I of course understand that self-doubt in doing what's not common to you can be intimidating, but you will soon gain the level of confidence you need. Use a honing guide to start if you feel better doing that, but ultimately you will want to take the training wheels off because you have developed the sensitivity and muscle memory to just go straight to the abrasive you use. Perhaps I should suggest here that there are many firsts that we've had to overcome before now, driving a car, starting a new job, new school, learning to swim and so on. The truth is we like our comfort zone. I have decades of experience under my belt and I do many things including sharpening without hesitation. Mostly that is because if you don't master sharpening it might be best to become a machinist where you never have to sharpen a single thing because sharpening is service-based and you pay someone else to do it for you or use replaceable blades. But learning to and mastering your own sharpening is empowering and you can do it. You have to start soon and mostly it's overcoming your fears of something that is fully a part of the handtoolist's craft. I can indeed sharpen almost any of my saws in under 3-4 minutes and sometimes no more than one minute. Today I sharpened six saws, 5 planes, four chisels. It took me an hour or so but I didn't rush it.

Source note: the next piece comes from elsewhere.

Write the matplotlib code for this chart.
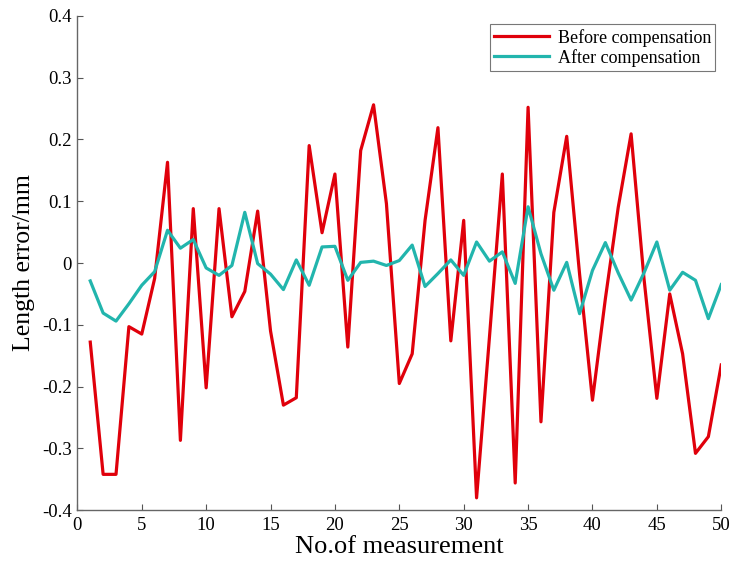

I used each tool in the work I am on and it was pure joy.

I used almost all of the tools above subsequent to sharpening them and the benefits resulted in heightened accuracy levels, more ease of use (I did not say easy use), and a sense of enjoyment which is always immeasurable. Sharpeningnisna must and having personally taught 6500 people to sharpen their tools plus hundreds of thousands online I can safely say anyone can sharpen, saws, planes, chisels, spokeshaves and scrapers and once they have done it several times they will wonder why they did not ride that bike much sooner.

Nothing bad that you can do to any tool is irreversible. There is also a very good chance that you will indeed not mess up a good tool in any way at all.